# contest winners??



## libby (Nov 27, 2012)

Hi all,
How do we see if we were named if we missed the first half of the contest announcements?


----------



## JenVise (Dec 7, 2012)

go to the original thread on the last page...the winners are listed there


----------



## NavaBoerFarm (Dec 15, 2012)

I won!!!!! Yaaaaay!


----------



## libby (Nov 27, 2012)

Congratulations to all the winners!! Better luck for the other's next time


----------



## milkmaid (Sep 15, 2010)

arty:Congratulations to all the winners! I still want a decal, but can't figure out where to buy one. It isn't in the store. Anybody know?


----------



## Gertie (Sep 2, 2012)

I'd like to see too. Where is the original post?


----------



## NavaBoerFarm (Dec 15, 2012)

Here is the list of winners  




imthegrt1
trailriding2dressage
VincekFarm
LegendsCreekFarm
Nofofarm
wabntenn
rmz086
sunshinegoat
mamawcurry
SlipperyHillFarm
goat luver 101
Goat Hollow
nubians2
HamiltonAcresBoers
MaeMae
Frosty
Judy7
PEARTREEHILL
Goat Lover 98
Victorianfarm
desertlily
brady
Goaties-R-Sweet
acm5509
NavaBoerFarm


----------



## sunshinegoat (Feb 7, 2012)

I won too! I am so psyched! haha!


----------



## NavaBoerFarm (Dec 15, 2012)

Congrats sunshinegoat!!!


----------



## crocee (Jul 25, 2008)

:stars::stars:Congratulations everyone:stars::stars:​


----------



## NyGoatMom (Jan 26, 2013)

Congrats everybody!! :leap: :Leap:


----------



## Frosty (Feb 13, 2010)

I won also. I never win. lol Thank you so much


----------



## Goat Hollow (Apr 1, 2012)

I'm so excited to win!! I never win anything!!


----------



## sunshinegoat (Feb 7, 2012)

NavaBoerFarm said:


> Congrats sunshinegoat!!!


 You too, my friend!


----------



## HamiltonAcresBoers (May 9, 2012)

Yippee!!


----------



## NavaBoerFarm (Dec 15, 2012)

And congratulations to you Frosty and Goat Hollow


----------



## NavaBoerFarm (Dec 15, 2012)

Congrats to you Hamilton!! 


I feel like I can go out and win the lottery now!! Lol


----------



## HamiltonAcresBoers (May 9, 2012)

NavaBoerFarm said:


> Congrats to you Hamilton!!
> 
> I feel like I can go out and win the lottery now!! Lol


 To you too! And right?! I never win anything LOL!!!


----------



## ljatsoh (Jan 21, 2013)

NavaBoerFarm said:


> Here is the list of winners
> 
> imthegrt1
> trailriding2dressage
> ...


Well, for those of us not so lucky can we purchase one?


----------



## NavaBoerFarm (Dec 15, 2012)

ljatsoh said:


> Well, for those of us not so lucky can we purchase one?

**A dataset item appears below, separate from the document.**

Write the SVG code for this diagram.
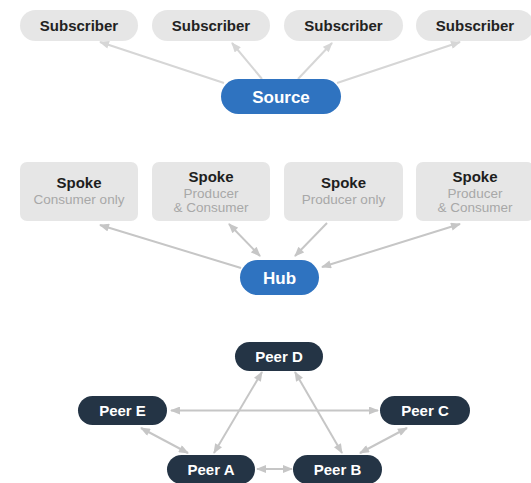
<svg xmlns="http://www.w3.org/2000/svg" width="531" height="483" viewBox="0 0 531 483">
<style>
.sub{fill:#e6e6e6}
.st{font-family:"Liberation Sans",Arial,sans-serif;font-weight:bold;font-size:15px;fill:#222;text-anchor:middle}
.blue{fill:#2f73c0}
.wt{font-family:"Liberation Sans",Arial,sans-serif;font-weight:bold;font-size:17px;fill:#fff;text-anchor:middle}
.spk{fill:#e6e6e6}
.sp1{font-family:"Liberation Sans",Arial,sans-serif;font-weight:bold;font-size:15px;fill:#1e1e1e;text-anchor:middle}
.sp2{font-family:"Liberation Sans",Arial,sans-serif;font-size:13.5px;fill:#a8a8a8;text-anchor:middle}
.peer{fill:#243445}
.pt{font-family:"Liberation Sans",Arial,sans-serif;font-weight:bold;font-size:15px;fill:#fff;text-anchor:middle}
.c1{stroke:#d6d6d6;stroke-width:2;fill:none}
.c2{stroke:#c6c6c6;stroke-width:2;fill:none}
</style>
<defs>
<marker id="a1" viewBox="0 0 10 8" refX="9" refY="4" markerWidth="11" markerHeight="8" markerUnits="userSpaceOnUse" orient="auto-start-reverse"><path d="M0,0 L10,4 L0,8 Z" fill="#d6d6d6"/></marker>
<marker id="a2" viewBox="0 0 10 8" refX="9" refY="4" markerWidth="11" markerHeight="8" markerUnits="userSpaceOnUse" orient="auto-start-reverse"><path d="M0,0 L10,4 L0,8 Z" fill="#c6c6c6"/></marker>
</defs>
<g id="connectors">
<line class="c1" x1="224" y1="83" x2="100" y2="42" marker-end="url(#a1)"/>
<line class="c1" x1="262" y1="79" x2="232" y2="43" marker-end="url(#a1)"/>
<line class="c1" x1="298" y1="79" x2="332" y2="43" marker-end="url(#a1)"/>
<line class="c1" x1="337" y1="83" x2="460" y2="42" marker-end="url(#a1)"/>
<line class="c2" x1="241" y1="268" x2="100" y2="225" marker-end="url(#a2)"/>
<line class="c2" x1="229" y1="224" x2="260" y2="256" marker-start="url(#a2)" marker-end="url(#a2)"/>
<line class="c2" x1="327" y1="223" x2="295" y2="256" marker-end="url(#a2)"/>
<line class="c2" x1="460" y1="224" x2="322" y2="267" marker-start="url(#a2)" marker-end="url(#a2)"/>
<line class="c2" x1="171" y1="410.5" x2="378" y2="410.5" marker-start="url(#a2)" marker-end="url(#a2)"/>
<line class="c2" x1="141" y1="428" x2="188" y2="453" marker-start="url(#a2)" marker-end="url(#a2)"/>
<line class="c2" x1="214" y1="453" x2="262" y2="372" marker-start="url(#a2)" marker-end="url(#a2)"/>
<line class="c2" x1="295" y1="372" x2="342" y2="453" marker-start="url(#a2)" marker-end="url(#a2)"/>
<line class="c2" x1="407" y1="428" x2="360" y2="453" marker-start="url(#a2)" marker-end="url(#a2)"/>
<line class="c2" x1="257" y1="469" x2="292" y2="469" marker-start="url(#a2)" marker-end="url(#a2)"/>
</g>
<g id="sub1"><rect class="sub" x="20" y="10" width="118" height="31" rx="15.5"/><text class="st" x="79" y="31">Subscriber</text></g>
<g id="sub2"><rect class="sub" x="152" y="10" width="118" height="31" rx="15.5"/><text class="st" x="211" y="31">Subscriber</text></g>
<g id="sub3"><rect class="sub" x="284" y="10" width="119" height="31" rx="15.5"/><text class="st" x="343.5" y="31">Subscriber</text></g>
<g id="sub4"><rect class="sub" x="416" y="10" width="118" height="31" rx="15.5"/><text class="st" x="475" y="31">Subscriber</text></g>
<g id="source"><rect class="blue" x="221" y="79" width="120" height="35" rx="17.5"/><text class="wt" x="281" y="102.5">Source</text></g>
<g id="spoke1"><rect class="spk" x="20" y="162" width="118" height="59" rx="7"/><text class="sp1" x="79" y="188">Spoke</text><text class="sp2" x="79" y="204">Consumer only</text></g>
<g id="spoke2"><rect class="spk" x="152" y="162" width="118" height="59" rx="7"/><text class="sp1" x="211" y="182">Spoke</text><text class="sp2" x="211" y="198">Producer</text><text class="sp2" x="211" y="212">&amp; Consumer</text></g>
<g id="spoke3"><rect class="spk" x="284" y="162" width="119" height="59" rx="7"/><text class="sp1" x="343.5" y="188">Spoke</text><text class="sp2" x="343.5" y="204">Producer only</text></g>
<g id="spoke4"><rect class="spk" x="416" y="162" width="118" height="59" rx="7"/><text class="sp1" x="475" y="182">Spoke</text><text class="sp2" x="475" y="198">Producer</text><text class="sp2" x="475" y="212">&amp; Consumer</text></g>
<g id="hub"><rect class="blue" x="240" y="260" width="79" height="35" rx="17.5"/><text class="wt" x="279.5" y="283.5">Hub</text></g>
<g id="peerD"><rect class="peer" x="235" y="342" width="88" height="29" rx="14.5"/><text class="pt" x="279" y="362">Peer D</text></g>
<g id="peerE"><rect class="peer" x="78" y="396" width="89" height="29" rx="14.5"/><text class="pt" x="122.5" y="416">Peer E</text></g>
<g id="peerC"><rect class="peer" x="380" y="396" width="90" height="29" rx="14.5"/><text class="pt" x="425" y="416">Peer C</text></g>
<g id="peerA"><rect class="peer" x="167" y="455" width="88" height="29" rx="14.5"/><text class="pt" x="211" y="475">Peer A</text></g>
<g id="peerB"><rect class="peer" x="293" y="455" width="89" height="29" rx="14.5"/><text class="pt" x="337.5" y="475">Peer B</text></g>
</svg>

Well since it can't be found anywhere I consider it a rare and much desired item. Ill sell mine for $1000 enough to buy the new buck I want lol

Jk Jk this is going on my truck for sure


----------



## Goat Hollow (Apr 1, 2012)

Congrats to all of the other winners!!! And I hope those who didn't win are able to get a decal as well!!


----------



## mmiller (Apr 3, 2012)

Congrats to everyone who won!!!


----------



## ljatsoh (Jan 21, 2013)

NavaBoerFarm said:


> Well since it can't be found anywhere I consider it a rare and much desired item. Ill sell mine for $1000 enough to buy the new buck I want lol
> 
> Jk Jk this is going on my truck for sure


LOL stinker.


----------



## SlipperyHillFarm (Jan 20, 2013)

Omg omg.......
I'd like to think my internet provider, My phone company........ omg: I know I'm forgetting someone. I never thought I'd win!
Oh I'd like to thank...... ( music cues in background) God! an thank The Goat spot for this great opportunity to promote your site..... Thank you Thank you so much for this award!

Sent from my Hydro using GoatSpot


----------